Four people killed and a dozen injured as government forces skirmished with secessionist–suspected gunmen. Thousands of troops backed by tanks and armed vehicles were deployed for the smooth conduct of the presidential poll.
In the capital, thousands of people queued outside polling stations in the first election where the outgoing president is not a contender.
The sole presidential candidate, Abd Rabbo Mansour Hadi, casted a vote in the capital. Hadi is expected to replace Yemen’s long-serving president Ali Abdullah Saleh.
Also, other influential figures including Ali Mohsin Al Ahmar, the commander of the army’s 11th Armed division and one of the breakaway units that opposed the Saleh regime, prime minister and tribal leaders participated in the polls.
Saleh’s eldest brother Ahmad also showed up to choose his father’s successor.
Witnesses said that the voting process went smoothly in the capital.
In Taiz, Yemen’s most populated city, a local journalist told Gulf News that the turnout was so huge and unexpectedly high that the polling stations ran out of ballot papers.
“Only a handful of people boycotted the election, some of them who are loyal to Al Houthis,” witnesses said.
Polling was also peaceful in other northern provinces.
The calls for boycott by the separatist Southern Movement have turned into bloody confrontation between movement’s armed men and security forces.
Clashes occurred in most of the southern cities. In the port city of Aden, three people, including a child, were killed and at least 10 injured when police fired live ammunition at crowds who tried to storm polling stations.
A witness said that only a limited number of polling stations in the city recorded a considerable number of voters.
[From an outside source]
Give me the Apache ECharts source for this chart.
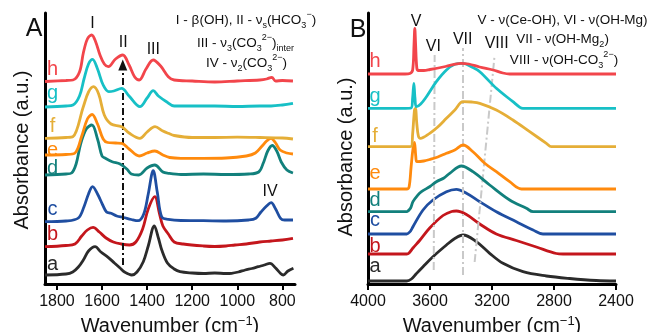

Some centres were looted by the movement’s activists and people were seen carrying ballot boxes.
Also, heavy gun fire echoed through the coastal city of Mukalla since the early hours of Tuesday, which kept people indoors. A soldier was killed and at least a dozen injured as the southern movement organised rallies to disturb election.
Sitting in an empty polling station in Mukalla city, Jehan Ahmad, a member of election committee, told Gulf News that only 11 women out 500 turned up.
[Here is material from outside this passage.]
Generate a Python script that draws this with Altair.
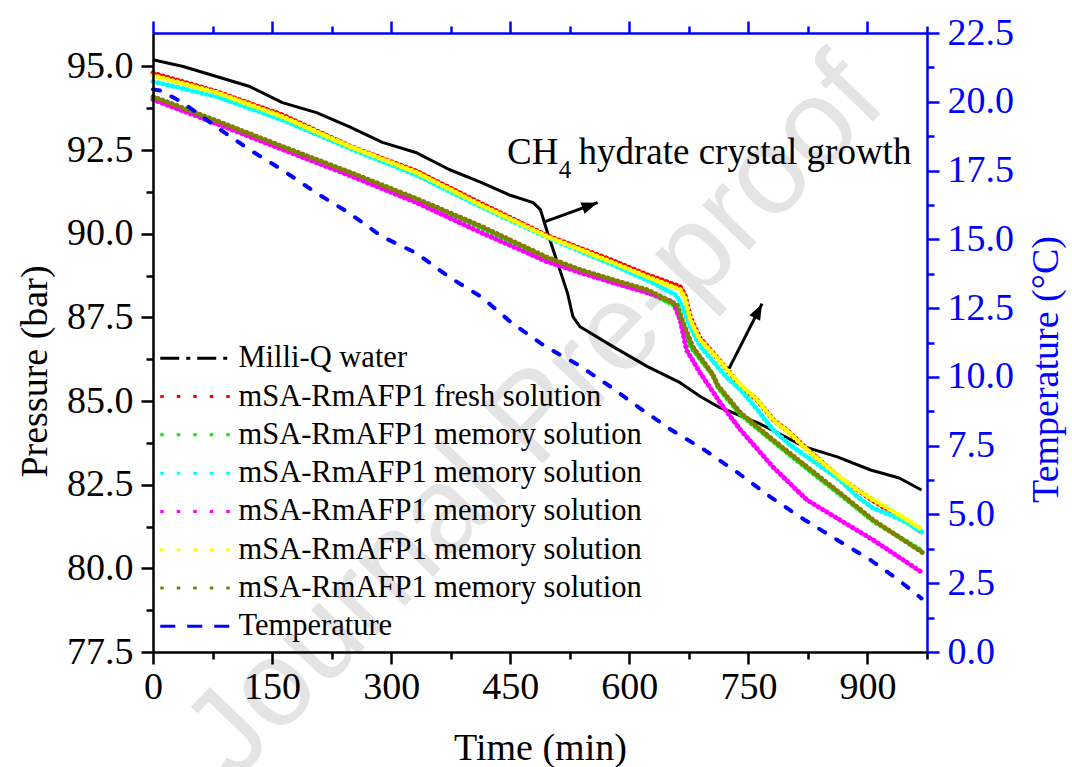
import altair as alt
import pandas as pd

# ---------------- data: time (min) vs pressure (bar) ----------------
MILLIQ_T = [0, 38, 80, 122, 163, 206, 247, 289, 331, 373, 414, 450, 479, 488, 492, 497,
            510, 522, 529, 538, 580, 623, 664, 690, 712, 762, 821, 862, 904, 940, 968]
MILLIQ_P = [95.2, 95.0, 94.7, 94.4, 93.92, 93.62, 93.2, 92.73, 92.43, 91.92, 91.53, 91.15,
            90.93, 90.72, 90.42, 90.03, 89.1, 88.24, 87.52, 87.22, 86.62, 86.03, 85.55,
            85.13, 84.83, 84.35, 83.63, 83.33, 82.94, 82.7, 82.34]

FRESH_T = [0, 80, 163, 248, 332, 412, 496, 538, 579, 622, 664, 670, 677, 689, 705, 723,
           740, 761, 781, 802, 824, 844, 865, 887, 907, 929, 950, 970]
FRESH_P = [94.8, 94.25, 93.55, 92.62, 91.87, 90.92, 89.95, 89.57, 89.2, 88.78, 88.42, 88.18,
           87.5, 86.88, 86.45, 85.95, 85.45, 85.03, 84.45, 84.06, 83.56, 83.15, 82.7,
           82.35, 82.02, 81.7, 81.4, 81.05]

MEM1_T = [0, 80, 163, 248, 332, 412, 496, 538, 579, 622, 658, 666, 678, 705, 712, 740, 781,
          824, 865, 907, 970]
MEM1_P = [94.05, 93.33, 92.56, 91.8, 91.0, 90.2, 89.26, 88.9, 88.6, 88.28, 87.85, 87.3,
          86.6, 85.78, 85.4, 84.6, 83.8, 82.98, 82.22, 81.42, 80.5]

MEM2_T = [0, 80, 163, 248, 332, 412, 496, 538, 579, 622, 660, 668, 677, 689, 705, 723, 740,
          761, 781, 802, 824, 844, 865, 887, 907, 929, 950, 970]
MEM2_P = [94.55, 94.1, 93.4, 92.55, 91.75, 90.82, 89.9, 89.48, 89.08, 88.62, 88.15, 87.75,
          87.2, 86.65, 86.2, 85.7, 85.34, 84.75, 84.14, 83.7, 83.33, 83.0, 82.65, 82.15,
          81.8, 81.6, 81.36, 81.06]

MEM3_T = [0, 80, 163, 248, 332, 412, 496, 538, 579, 622, 655, 664, 672, 689, 718, 740, 781,
          824, 865, 907, 970]
MEM3_P = [94.01, 93.29, 92.52, 91.74, 90.93, 90.05, 89.17, 88.84, 88.54, 88.24, 87.97, 87.43,
          86.53, 85.85, 84.83, 84.14, 83.03, 82.04, 81.45, 80.85, 79.86]

MEM4_T = [0, 80, 163, 248, 332, 412, 496, 538, 579, 622, 664, 670, 677, 689, 705, 723, 740,
          761, 781, 802, 824, 844, 865, 887, 907, 929, 950, 970]
MEM4_P = [94.73, 94.22, 93.5, 92.61, 91.83, 90.87, 89.92, 89.53, 89.14, 88.72, 88.33, 88.09,
          87.43, 86.83, 86.44, 85.94, 85.49, 85.04, 84.44, 84.05, 83.54, 83.15, 82.73,
          82.35, 82.05, 81.75, 81.45, 81.15]

MEM5_T = [0, 80, 163, 248, 332, 412, 496, 538, 579, 622, 660, 668, 680, 705, 712, 740, 781,
          824, 865, 907, 970]
MEM5_P = [94.1, 93.38, 92.61, 91.84, 91.05, 90.24, 89.3, 88.93, 88.63, 88.33, 87.88, 87.34,
          86.62, 85.8, 85.45, 84.65, 83.84, 83.03, 82.26, 81.45, 80.46]

# ---------------- data: time (min) vs temperature (degC) ----------------
TEMP_T = [0, 10, 38, 80, 122, 163, 206, 247, 289, 331, 373, 414, 452, 495, 536, 577, 611,
          653, 695, 737, 778, 821, 862, 904, 940, 968]
TEMP_C = [20.45, 20.4, 19.96, 19.08, 18.25, 17.52, 16.68, 15.96, 15.09, 14.51, 13.63, 12.9,
          11.96, 11.09, 10.43, 9.63, 8.91, 8.07, 7.34, 6.51, 5.63, 4.8, 4.07, 3.34, 2.6, 1.95]

SERIES = [
    "Milli-Q water",
    "mSA-RmAFP1 fresh solution",
    "mSA-RmAFP1 memory solution #1",
    "mSA-RmAFP1 memory solution #2",
    "mSA-RmAFP1 memory solution #3",
    "mSA-RmAFP1 memory solution #4",
    "mSA-RmAFP1 memory solution #5",
    "Temperature",
]
COLORS = ["#000000", "#ff0000", "#00ee00", "#00ffff", "#ff00ff", "#ffff00", "#808000", "#0000ff"]
KEY_DASHES = [[19, 7, 4, 7]] + [[3.5, 13]] * 6 + [[15, 12]]

X_TICKS = [0, 75, 150, 225, 300, 375, 450, 525, 600, 675, 750, 825, 900, 975]
P_TICKS = [77.5, 78.75, 80.0, 81.25, 82.5, 83.75, 85.0, 86.25, 87.5, 88.75, 90.0, 91.25,
           92.5, 93.75, 95.0]
T_TICKS = [0.0, 1.25, 2.5, 3.75, 5.0, 6.25, 7.5, 8.75, 10.0, 11.25, 12.5, 13.75, 15.0,
           16.25, 17.5, 18.75, 20.0, 21.25, 22.5]

# arrows: start (t, P) -> tip (t, P)
ARROW1 = [493.9, 90.36, 560.0, 90.93]
ARROW2 = [725.6, 85.97, 767.2, 87.91]

# ---------------- tables ----------------
def frame(name, ts, ps):
    return pd.DataFrame({"t": ts, "P": ps, "series": name})

water_df = frame(SERIES[0], MILLIQ_T, MILLIQ_P)
solution_df = pd.concat([
    frame(SERIES[1], FRESH_T, FRESH_P),
    frame(SERIES[2], MEM1_T, MEM1_P),
    frame(SERIES[3], MEM2_T, MEM2_P),
    frame(SERIES[4], MEM3_T, MEM3_P),
    frame(SERIES[5], MEM4_T, MEM4_P),
    frame(SERIES[6], MEM5_T, MEM5_P),
], ignore_index=True)
temp_df = pd.DataFrame({"t": TEMP_T, "T": TEMP_C})
key_df = pd.DataFrame({"t": pd.Series([], dtype=float), "P": pd.Series([], dtype=float),
                       "series": pd.Series([], dtype=str)})

SERIF = "Liberation Serif"
BLUE = "#0000ff"
FS = 38

x_scale = alt.Scale(domain=[0, 975], nice=False, zero=False)
p_scale = alt.Scale(domain=[77.5, 96.0], nice=False, zero=False)
t_scale = alt.Scale(domain=[0, 22.5], nice=False, zero=False)

major_x = "datum.value % 150 === 0"
major_y = "(datum.value * 4) % 10 === 0"


def axis(orient, values, color, major, **kw):
    return alt.Axis(
        orient=orient, values=values, grid=False, zindex=1,
        domainColor=color, domainWidth=2.5, tickColor=color, tickWidth=2.5,
        tickSize={"condition": {"test": major, "value": 12}, "value": 7},
        labelColor=color, titleColor=color, labelFont=SERIF, titleFont=SERIF,
        labelFontSize=FS, titleFontSize=FS, titleFontWeight="normal",
        labelFlush=False, labelOverlap=False, **kw)


x_bottom = alt.X("t:Q", scale=x_scale, axis=axis(
    "bottom", X_TICKS, "black", major_x, title="Time (min)",
    labelExpr=f"{major_x} ? datum.label : ''", labelPadding=4, titlePadding=23))
x_top = alt.X("t:Q", scale=x_scale, title=None, axis=axis(
    "top", X_TICKS, BLUE, major_x, labels=False))
y_left = alt.Y("P:Q", scale=p_scale, axis=axis(
    "left", P_TICKS, "black", major_y, title="Pressure (bar)",
    labelExpr=f"{major_y} ? format(datum.value, '.1f') : ''", labelPadding=8,
    titlePadding=12, titleY=338))
y_right = alt.Y("T:Q", scale=t_scale, axis=axis(
    "right", T_TICKS, BLUE, major_y, title="Temperature (°C)",
    labelExpr=f"{major_y} ? format(datum.value, '.1f') : ''", labelPadding=8,
    titlePadding=14, titleAngle=270, titleBaseline="top", titleY=336))

key_legend = alt.Legend(
    orient="none", legendX=7, legendY=310, title=None, padding=0,
    labelFont=SERIF, labelFontSize=30.5, labelColor="black", labelLimit=0,
    labelExpr="split(datum.label, ' #')[0]",
    symbolType="M-7,0L7,0", symbolSize=100, symbolStrokeWidth=3, symbolOpacity=1,
    symbolOffset=20, labelOffset=28, rowPadding=7.3)

# diagonal watermark
watermark = alt.Chart(pd.DataFrame({"label": ["Journal Pre-proof"]})).mark_text(
    font="Liberation Sans", fontSize=122, color="#e4e4e4", angle=314,
    align="center", baseline="middle"
).encode(x=alt.value(382), y=alt.value(385), text="label:N")

water = alt.Chart(water_df).mark_line(strokeWidth=3, strokeJoin="round", color="black").encode(
    x=x_bottom, y=y_left)

solutions = alt.Chart(solution_df).mark_line(
    strokeWidth=5, strokeDash=[0.5, 4.5], strokeCap="round"
).encode(x=x_bottom, y=y_left,
         color=alt.Color("series:N", scale=alt.Scale(domain=SERIES, range=COLORS), legend=None),
         order=alt.Order("t:Q"))

# legend keys: the scales carry one colour and one dash pattern per series
legend_keys = alt.Chart(key_df).mark_line(strokeWidth=3).encode(
    x=x_bottom, y=y_left,
    color=alt.Color("series:N", scale=alt.Scale(domain=SERIES, range=COLORS),
                    legend=key_legend),
    strokeDash=alt.StrokeDash("series:N", scale=alt.Scale(domain=SERIES, range=KEY_DASHES),
                              legend=key_legend))

arrow_df = pd.DataFrame({
    "t": [ARROW1[0], ARROW2[0]], "P": [ARROW1[1], ARROW2[1]],
    "t2": [ARROW1[2], ARROW2[2]], "P2": [ARROW1[3], ARROW2[3]]})

shafts = alt.Chart(arrow_df).mark_rule(strokeWidth=3, color="black").encode(
    x=x_bottom, y=y_left, x2="t2:Q", y2="P2:Q")

HEAD = "M0,0L-2,-0.75L-2,0.75Z"
head1 = alt.Chart(arrow_df.iloc[[0]]).mark_point(
    shape=HEAD, size=256, filled=True, color="black", opacity=1, angle=340
).encode(x=alt.X("t2:Q", scale=x_scale), y=alt.Y("P2:Q", scale=p_scale))
head2 = alt.Chart(arrow_df.iloc[[1]]).mark_point(
    shape=HEAD, size=256, filled=True, color="black", opacity=1, angle=297
).encode(x=alt.X("t2:Q", scale=x_scale), y=alt.Y("P2:Q", scale=p_scale))

# "CH4 hydrate crystal growth" with subscript 4
label_df = pd.DataFrame({"t": [446.0, 511.0, 536.0], "P": [92.07, 91.67, 92.07],
                         "txt": ["CH", "4", "hydrate crystal growth"]})
main_text = alt.Chart(label_df.iloc[[0, 2]]).mark_text(
    font=SERIF, fontSize=37, color="black", align="left", baseline="alphabetic"
).encode(x=x_bottom, y=y_left, text="txt:N")
sub_text = alt.Chart(label_df.iloc[[1]]).mark_text(
    font=SERIF, fontSize=25, color="black", align="left", baseline="alphabetic"
).encode(x=x_bottom, y=y_left, text="txt:N")

pressure = alt.layer(
    watermark, water, solutions, legend_keys, shafts, head1, head2, main_text, sub_text
).resolve_scale(color="independent", strokeDash="independent")

temperature = alt.Chart(temp_df).mark_line(
    strokeWidth=4, strokeDash=[7, 13], strokeCap="round", color=BLUE
).encode(x=x_top, y=y_right)

chart = alt.layer(pressure, temperature).resolve_scale(
    y="independent"
).resolve_axis(
    x="independent", y="independent"
).properties(
    width=774, height=619,
    padding={"left": 153, "top": 33, "right": 145, "bottom": 115},
    autosize=alt.AutoSizeParams(type="none"),
).configure_view(stroke="transparent").configure(font=SERIF, background="white")

chart.save("out.html", embed_options={"renderer": "svg", "actions": False})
“We received threatening calls and two members of the committee could not come today because Herak [secessionists] prevented them.”
To protest at the country’s presidential polls, separatists called civil disobedience in all southern cities.
Despite violence in the south, the Supreme Committee for Elections and Referendum said that the voting process went according to plan in 292 constituencies across the country and the polling was disturbed only in 9 constituencies in the southern provinces of Lahj, Galae and Abyan.
The committee stated that there was an unexpectedly huge turnout in the early hours of the voting.